■ Task to complete
Write out every line of the material as it stands, apart from the pictures.

[Data listing]
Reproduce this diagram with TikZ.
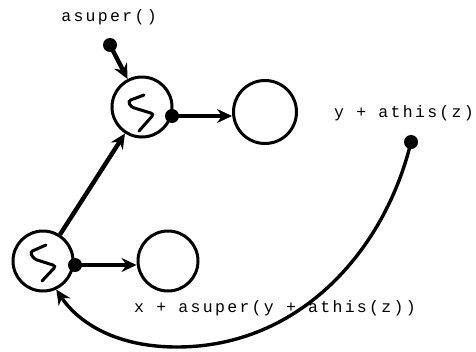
\documentclass[tikz,border=0pt]{standalone}
\usepackage{fontspec}
\setmonofont{Liberation Mono}[LetterSpace=14]
\usetikzlibrary{arrows.meta}
\begin{document}
\begin{tikzpicture}[x=1pt,y=-1pt,
  ring/.style={circle,draw,line width=3pt,minimum size=60pt,inner sep=0pt},
  dot/.style={circle,fill,inner sep=0pt,minimum size=14pt},
  tip/.style={-{Stealth[length=15pt,width=14pt,inset=5pt]}},
  arr/.style={line width=4.4pt,tip},
  squig/.style={line width=3pt,rounded corners=3pt,line cap=round},
  lbl/.style={font=\fontsize{16.5}{20}\selectfont\ttfamily,inner sep=0pt}]
\useasboundingbox (0,0) rectangle (476,351);
% nodes
\node[ring] (s1) at (142,107) {};
\node[ring,minimum size=63pt] (r1) at (265,112) {};
\node[ring] (s2) at (43,261) {};
\node[ring] (r2) at (168,261) {};
\node[dot] (d0) at (110,45) {};
\node[dot] (d1) at (172,116) {};
\node[dot] (d2) at (75,265) {};
\node[dot] (d3) at (411,142) {};
% squiggles
\draw[squig] (144,95) -- (128,101) -- (131,107) -- (154,114) -- (139,131);
\draw[squig] (46,245) -- (30,252) -- (34,259) -- (56,266) -- (42,281);
% labels
\node[lbl] (t0) at (109,17) {asuper()};
\node[lbl] (t1) at (404,113) {y + athis(z)};
\node[lbl] (t2) at (275,308) {x + asuper(y + athis(z))};
% connectors
\draw[arr] (d0.center) -- (s1);
\draw[arr] (d1.center) -- (d1.center -| r1.west);
\draw[arr] (d2.center) -- (d2.center -| r2.west);
\draw[arr] (s2) -- (s1);
\draw[line width=3.4pt,tip] (d3.center) .. controls (385,250) and (300,347) .. (177,347) .. controls (110,347) and (75,318) .. (s2.-65);
\end{tikzpicture}
\end{document}
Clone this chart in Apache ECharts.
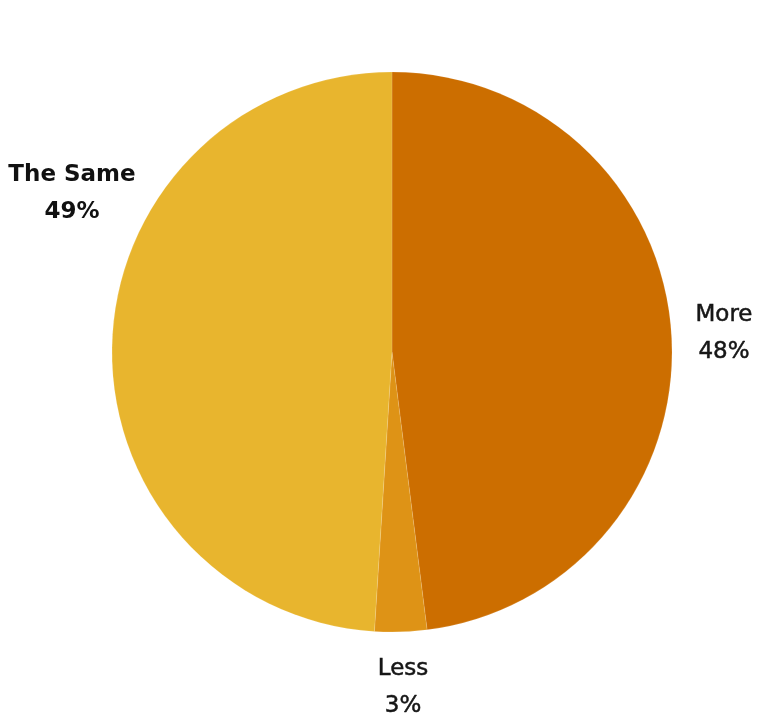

■ Solved exercise
Reproduce this diagram with TikZ.
\documentclass[tikz,border=0pt]{standalone}
\usepackage{fontspec}
\setmonofont{Liberation Mono}[LetterSpace=14]
\usetikzlibrary{arrows.meta}
\begin{document}
\begin{tikzpicture}[x=1pt,y=-1pt,
  ring/.style={circle,draw,line width=3pt,minimum size=60pt,inner sep=0pt},
  dot/.style={circle,fill,inner sep=0pt,minimum size=14pt},
  tip/.style={-{Stealth[length=15pt,width=14pt,inset=5pt]}},
  arr/.style={line width=4.4pt,tip},
  squig/.style={line width=3pt,rounded corners=3pt,line cap=round},
  lbl/.style={font=\fontsize{16.5}{20}\selectfont\ttfamily,inner sep=0pt}]
\useasboundingbox (0,0) rectangle (476,351);
% nodes
\node[ring] (s1) at (142,107) {};
\node[ring,minimum size=63pt] (r1) at (265,112) {};
\node[ring] (s2) at (43,261) {};
\node[ring] (r2) at (168,261) {};
\node[dot] (d0) at (110,45) {};
\node[dot] (d1) at (172,116) {};
\node[dot] (d2) at (75,265) {};
\node[dot] (d3) at (411,142) {};
% squiggles
\draw[squig] (144,95) -- (128,101) -- (131,107) -- (154,114) -- (139,131);
\draw[squig] (46,245) -- (30,252) -- (34,259) -- (56,266) -- (42,281);
% labels
\node[lbl] (t0) at (109,17) {asuper()};
\node[lbl] (t1) at (404,113) {y + athis(z)};
\node[lbl] (t2) at (275,308) {x + asuper(y + athis(z))};
% connectors
\draw[arr] (d0.center) -- (s1);
\draw[arr] (d1.center) -- (d1.center -| r1.west);
\draw[arr] (d2.center) -- (d2.center -| r2.west);
\draw[arr] (s2) -- (s1);
\draw[line width=3.4pt,tip] (d3.center) .. controls (385,250) and (300,347) .. (177,347) .. controls (110,347) and (75,318) .. (s2.-65);
\end{tikzpicture}
\end{document}
Clone this chart in Apache ECharts.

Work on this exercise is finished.